EXERCISE DIRECTIONS ->
Locate all lines with the word "Output" and copy them out.
========================================================================
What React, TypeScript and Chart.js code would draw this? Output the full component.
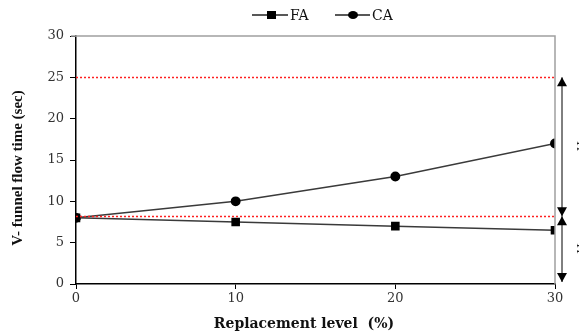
import React, { useEffect, useRef } from "react";
import { Chart, registerables } from "chart.js";

Chart.register(...registerables);

const levels = [0, 10, 20, 30];
const faValues = [8, 7.5, 7, 6.5];
const caValues = [8, 10, 13, 17];
const limitLines = [25, 8.2];
const seriesNames = ["FA", "CA"];
const yTitle = "V- funnel flow time (sec)";
const xTitle = "Replacement level  (%)";
const sideLabels = ["TF", "TF"];

const SERIF = "'Liberation Serif', 'Times New Roman', serif";
const WIDE = "'DejaVu Serif', serif";

const decor = {
  id: "decor",
  afterDraw(chart: any) {
    const ctx = chart.ctx;
    const { left, right, top, bottom } = chart.chartArea;
    const ys = chart.scales.y;
    ctx.save();
    // top & right frame
    ctx.strokeStyle = "#a0a0a0";
    ctx.lineWidth = 1.5;
    ctx.beginPath();
    ctx.moveTo(left - 5, top);
    ctx.lineTo(right, top);
    ctx.lineTo(right, bottom);
    ctx.stroke();
    // red dotted limit lines
    ctx.strokeStyle = "#ff2020";
    ctx.lineWidth = 1.5;
    ctx.setLineDash([2, 2]);
    limitLines.forEach((v) => {
      const y = Math.round(ys.getPixelForValue(v)) + 0.5;
      ctx.beginPath();
      ctx.moveTo(left, y);
      ctx.lineTo(right, y);
      ctx.stroke();
    });
    ctx.setLineDash([]);
    // arrows
    const ax = right + 7;
    const yA = ys.getPixelForValue(limitLines[0]);
    const yB = ys.getPixelForValue(limitLines[1]);
    const yC = ys.getPixelForValue(0) - 2;
    ctx.strokeStyle = "#000";
    ctx.fillStyle = "#000";
    ctx.lineWidth = 1;
    ctx.beginPath();
    ctx.moveTo(ax, yA);
    ctx.lineTo(ax, yC);
    ctx.stroke();
    const head = (tipY: number, dir: number) => {
      ctx.beginPath();
      ctx.moveTo(ax, tipY);
      ctx.lineTo(ax - 5, tipY + dir * 9);
      ctx.lineTo(ax + 5, tipY + dir * 9);
      ctx.closePath();
      ctx.fill();
    };
    head(yA, 1);
    head(yB, -1);
    head(yB, 1);
    head(yC, -1);
    // side rotated labels (clipped)
    ctx.font = `12px ${SERIF}`;
    ctx.fillStyle = "#222";
    ctx.textAlign = "center";
    ctx.textBaseline = "middle";
    const mids = [(yA + yB) / 2, (yB + yC) / 2];
    mids.forEach((m, i) => {
      ctx.save();
      ctx.translate(580, m);
      ctx.rotate(Math.PI / 2);
      ctx.fillText(sideLabels[i], 0, 0);
      ctx.restore();
    });
    // axis titles
    ctx.fillStyle = "#111";
    ctx.font = `bold 14px ${WIDE}`;
    ctx.fillText(xTitle, 304, 324);
    ctx.save();
    ctx.translate(18, 168);
    ctx.rotate(-Math.PI / 2);
    ctx.font = `bold 15px ${SERIF}`;
    ctx.fillText(yTitle, 0, 0);
    ctx.restore();
    // legend
    const ly = 15;
    ctx.strokeStyle = "#222";
    ctx.lineWidth = 1.5;
    ctx.beginPath();
    ctx.moveTo(252, ly);
    ctx.lineTo(288, ly);
    ctx.moveTo(335, ly);
    ctx.lineTo(370, ly);
    ctx.stroke();
    ctx.fillStyle = "#000";
    ctx.fillRect(267, ly - 4, 9, 8);
    ctx.beginPath();
    ctx.ellipse(353, ly, 5, 4, 0, 0, Math.PI * 2);
    ctx.fill();
    ctx.font = `14px ${WIDE}`;
    ctx.fillStyle = "#111";
    ctx.textAlign = "left";
    ctx.fillText(seriesNames[0], 290, ly + 1);
    ctx.fillText(seriesNames[1], 372, ly + 1);
    ctx.restore();
  },
};

export default function App() {
  const ref = useRef<HTMLCanvasElement>(null);
  useEffect(() => {
    document.body.style.margin = "0";
    const chart = new Chart(ref.current!, {
      type: "line",
      data: {
        datasets: [
          {
            label: seriesNames[0],
            data: levels.map((x, i) => ({ x, y: faValues[i] })),
            borderColor: "#3a3a3a",
            borderWidth: 1.5,
            pointStyle: "rect",
            pointRadius: 5,
            pointBackgroundColor: "#000",
            pointBorderColor: "#000",
          },
          {
            label: seriesNames[1],
            data: levels.map((x, i) => ({ x, y: caValues[i] })),
            borderColor: "#3a3a3a",
            borderWidth: 1.5,
            pointStyle: "circle",
            pointRadius: 4.2,
            pointBackgroundColor: "#000",
            pointBorderColor: "#000",
          },
        ],
      },
      options: {
        responsive: false,
        animation: false,
        layout: { padding: { top: 36, right: 24, left: 0, bottom: 0 } },
        plugins: { legend: { display: false }, tooltip: { enabled: false } },
        scales: {
          x: {
            type: "linear",
            min: 0,
            max: 30,
            ticks: {
              stepSize: 10,
              color: "#333",
              font: { family: WIDE, size: 13 },
              padding: 2,
            },
            grid: {
              drawOnChartArea: false,
              color: "#000",
              tickLength: 5,
            },
            border: { color: "#000", width: 1.5 },
            title: { display: false },
            afterFit(s: any) {
              s.height = 52;
            },
          },
          y: {
            min: 0,
            max: 30,
            ticks: {
              stepSize: 5,
              color: "#333",
              font: { family: WIDE, size: 13 },
              padding: 6,
            },
            grid: {
              drawOnChartArea: false,
              color: "#000",
              tickLength: 6,
            },
            border: { color: "#000", width: 1.5 },
            title: { display: false },
            afterFit(s: any) {
              s.width = 76;
            },
          },
        },
      } as any,
      plugins: [decor],
    });
    return () => chart.destroy();
  }, []);
  return (
    <div style={{ width: 579, height: 336, background: "#fff" }}>
      <canvas ref={ref} width={579} height={336} />
    </div>
  );
}
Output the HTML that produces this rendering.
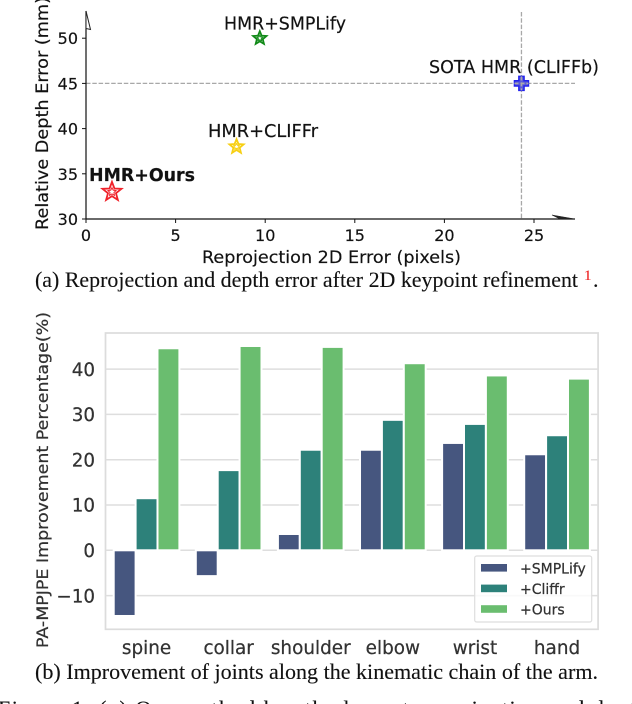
<!DOCTYPE html>
<html>
<head>
<meta charset="utf-8">
<style>
html,body{margin:0;padding:0;background:#fff;width:632px;height:704px;overflow:hidden}
svg{display:block}
.dj{font-family:"DejaVu Sans","Liberation Sans",sans-serif;stroke:#222;stroke-width:.2}
.sf{font-family:"Liberation Serif",serif;fill:#111;stroke:#111;stroke-width:.12}
</style>
</head>
<body>
<svg id="fig" xmlns="http://www.w3.org/2000/svg" width="632" height="704" viewBox="0 0 632 704">
<text class="sf" x="35" y="287" font-size="22" textLength="543" lengthAdjust="spacingAndGlyphs">(a) Reprojection and depth error after 2D keypoint refinement</text>
<text class="sf" x="584" y="280" font-size="15" style="fill:#e22;stroke:#e22">1</text>
<text class="sf" x="593" y="287" font-size="22">.</text>
<text class="sf" x="35" y="679" font-size="22" textLength="563" lengthAdjust="spacingAndGlyphs">(b) Improvement of joints along the kinematic chain of the arm.</text>
<text class="sf" x="-2" y="716" font-size="22" textLength="650" lengthAdjust="spacing">Figure 1: (a) Our method has the lowest reprojection and depth</text>
<g id="scatter"></g>
<g id="bars"></g>
</svg>
<script>
// Scatter chart data
var scatterNames = ["HMR+Ours", "HMR+SMPLify", "HMR+CLIFFr", "SOTA HMR (CLIFFb)"];
var scatterX = [1.45, 9.7, 8.4, 24.3];
var scatterY = [33, 50, 38, 45];
var scatterXTicks = [0, 5, 10, 15, 20, 25];
var scatterYTicks = [30, 35, 40, 45, 50];
var refX = 24.3;
var refY = 45;

// Bar chart data
var joints = ["spine", "collar", "shoulder", "elbow", "wrist", "hand"];
var smplify = [-14.5, -5.7, 3.6, 22.2, 23.7, 21.2];
var cliffr = [11.5, 17.7, 22.2, 28.8, 27.9, 25.4];
var ours = [44.6, 45.1, 44.9, 41.3, 38.6, 37.9];
var barYTicks = [-10, 0, 10, 20, 30, 40];
var seriesNames = ["+SMPLify", "+Cliffr", "+Ours"];

var NS = "http://www.w3.org/2000/svg";
function mk(tag, attrs, parent, txt) {
  var n = document.createElementNS(NS, tag);
  for (var k in attrs) n.setAttribute(k, attrs[k]);
  if (txt !== undefined) n.textContent = txt;
  parent.appendChild(n);
  return n;
}
function sx(v) { return 86 + v * 17.92; }
function sy(v) { return 219 - (v - 30) * 9.04; }
function by(v) { return 550.3 - v * 4.53; }
function bandX(i) { return 105.5 + (i + 0.5) * 82.1; }
function minus(v) { return v < 0 ? "\u2212" + Math.abs(v) : String(v); }
function starPts(cx, cy, R, r) {
  var p = [];
  for (var i = 0; i < 10; i++) {
    var a = -Math.PI / 2 + i * Math.PI / 5, d = i % 2 ? r : R;
    p.push((cx + d * Math.cos(a)).toFixed(2) + "," + (cy + d * Math.sin(a)).toFixed(2));
  }
  return p.join(" ");
}
function plusPts(cx, cy, a, b) {
  return [[-b,-a],[b,-a],[b,-b],[a,-b],[a,b],[b,b],[b,a],[-b,a],[-b,b],[-a,b],[-a,-b],[-b,-b]]
    .map(function (q) { return (cx + q[0]) + "," + (cy + q[1]); }).join(" ");
}

var sg = document.getElementById("scatter");
var e;
e = mk("line", {x1: sx(refX), x2: sx(refX), y1: 12, y2: 219, stroke: "#a8a8a8", "stroke-width": 1.3, "stroke-dasharray": "4.5 1.8"}, sg);


e = mk("line", {x1: 86, x2: 575, y1: sy(refY), y2: sy(refY), stroke: "#a8a8a8", "stroke-width": 1.3, "stroke-dasharray": "4.5 1.8"}, sg);



e = mk("line", {x1: 86, x2: 86, y1: 11, y2: 219.5, stroke: "#111", "stroke-width": 1.2}, sg);


e = mk("line", {x1: 85.5, x2: 575, y1: 219, y2: 219, stroke: "#111", "stroke-width": 1.2}, sg);


e = mk("polygon", {points: "86,11 90.5,29.5 86,28.5", fill: "#fff", stroke: "#222", "stroke-width": 1}, sg);


e = mk("polygon", {points: "575,219 552,215 560,219", fill: "#222", stroke: "#222", "stroke-width": 0.6}, sg);



scatterXTicks.forEach(function (t) {
  var m = mk("line", {x1: sx(t), x2: sx(t), y1: 219, y2: 223, stroke: "#111", "stroke-width": 1}, sg);
  
  
  var l = mk("text", {x: sx(t), y: 241, "text-anchor": "middle", "font-size": 16, fill: "#111", class: "dj"}, sg, String(t));
  
  
});
scatterYTicks.forEach(function (t) {
  var m = mk("line", {x1: 82, x2: 86, y1: sy(t), y2: sy(t), stroke: "#111", "stroke-width": 1}, sg);
  
  
  var l = mk("text", {x: 78, y: sy(t) + 6, "text-anchor": "end", "font-size": 16, fill: "#111", class: "dj"}, sg, String(t));
  
  
});
e = mk("text", {x: 202, y: 263, "font-size": 17, fill: "#111", class: "dj", textLength: 259, lengthAdjust: "spacingAndGlyphs"}, sg, "Reprojection 2D Error (pixels)");


e = mk("text", {transform: "translate(48,230) rotate(-90)", "font-size": 17, fill: "#111", class: "dj", textLength: 233, lengthAdjust: "spacingAndGlyphs"}, sg, "Relative Depth Error (mm)");



var markerStyles = [
  {c: "#f0222a", R: 10, r: 4.2, lx: 89, ly: 181, w: "bold", tl: 106},
  {c: "#118a18", R: 7, r: 3.1, lx: 224, ly: 29.5, w: "normal", tl: 122},
  {c: "#f7cf12", R: 7.5, r: 3.3, lx: 208, ly: 137, w: "normal", tl: 110},
  {c: "#2222ee", R: 7, r: 2.6, lx: 429, ly: 73, w: "normal", tl: 170}
];
scatterNames.forEach(function (name, i) {
  var st = markerStyles[i];
  var cx = sx(scatterX[i]), cy = sy(scatterY[i]);
  var g = mk("g", {}, sg);
  
  
  if (i < 3) {
    mk("polygon", {points: starPts(cx, cy, st.R, st.r), fill: "#fff", stroke: st.c, "stroke-width": 1.8, "stroke-linejoin": "miter"}, g);
    mk("polygon", {points: starPts(cx, cy, st.R * 0.42, st.r * 0.5), fill: "none", stroke: st.c, "stroke-width": 1}, g);
  } else {
    mk("polygon", {points: plusPts(cx, cy, st.R, st.r), fill: "#5a5ad8", stroke: st.c, "stroke-width": 1.5}, g);
    mk("line", {x1: cx, x2: cx, y1: cy - 7, y2: cy + 7, stroke: "#aaa", "stroke-width": 1.6, "stroke-dasharray": "4 2"}, g);
    mk("line", {x1: cx - 7, x2: cx + 7, y1: cy, y2: cy, stroke: "#aaa", "stroke-width": 1.6, "stroke-dasharray": "4 2"}, g);
  }
  var l = mk("text", {x: st.lx, y: st.ly, "font-size": 17.5, "font-weight": st.w, fill: "#111", class: "dj", textLength: st.tl, lengthAdjust: "spacingAndGlyphs"}, sg, name);
  
  
});

var bg = document.getElementById("bars");
e = mk("rect", {x: 105.5, y: 333, width: 492.6, height: 296.3, fill: "#fff", stroke: "#dcdcdc", "stroke-width": 1.7}, bg);


barYTicks.forEach(function (t) {
  var g = mk("line", {x1: 105.5, x2: 598, y1: by(t), y2: by(t), stroke: "#dedede", "stroke-width": 1.5}, bg);
  
  
  var l = mk("text", {x: 95, y: by(t) + 6.7, "text-anchor": "end", "font-size": 18.3, fill: "#333", class: "dj"}, bg, minus(t));
  
  
});
var barColors = ["#46567f", "#2d817a", "#6abd6f"];
var barSeries = [smplify, cliffr, ours];
var barW = 82.1 * 0.8 / 3;
barSeries.forEach(function (vals, s) {
  vals.forEach(function (v, i) {
    var x = bandX(i) + (s - 1.5) * barW;
    var top = Math.min(by(v), by(0)), h = Math.abs(by(v) - by(0));
    var r = mk("rect", {x: x, y: top, width: barW, height: h, fill: barColors[s], stroke: "#fff", "stroke-width": 2}, bg);
    
    
  });
});
joints.forEach(function (j, i) {
  var l = mk("text", {x: bandX(i), y: 654, "text-anchor": "middle", "font-size": 18.4, fill: "#333", class: "dj"}, bg, j);
  
  
});
e = mk("text", {transform: "translate(48,648) rotate(-90)", "font-size": 16, fill: "#333", class: "dj", textLength: 336, lengthAdjust: "spacingAndGlyphs"}, bg, "PA-MPJPE Improvement Percentage(%)");



var lg = mk("g", {}, bg);


mk("rect", {x: 474.7, y: 556, width: 117, height: 66, rx: 2, fill: "#fff", "fill-opacity": 0.8, stroke: "#dedede", "stroke-width": 1.2}, lg);
seriesNames.forEach(function (name, s) {
  var y = 564 + s * 20.6;
  var sw = mk("rect", {x: 481, y: y, width: 26, height: 7.6, fill: barColors[s]}, lg);
  
  
  var l = mk("text", {x: 520, y: y + 9.5, "font-size": 14, fill: "#333", class: "dj"}, lg, name);
  
  
});
</script>
</body>
</html>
========================================================================
RESPONSE TO THE TASK ->
What React, TypeScript and Chart.js code would draw this? Output the full component.
Output the HTML that produces this rendering.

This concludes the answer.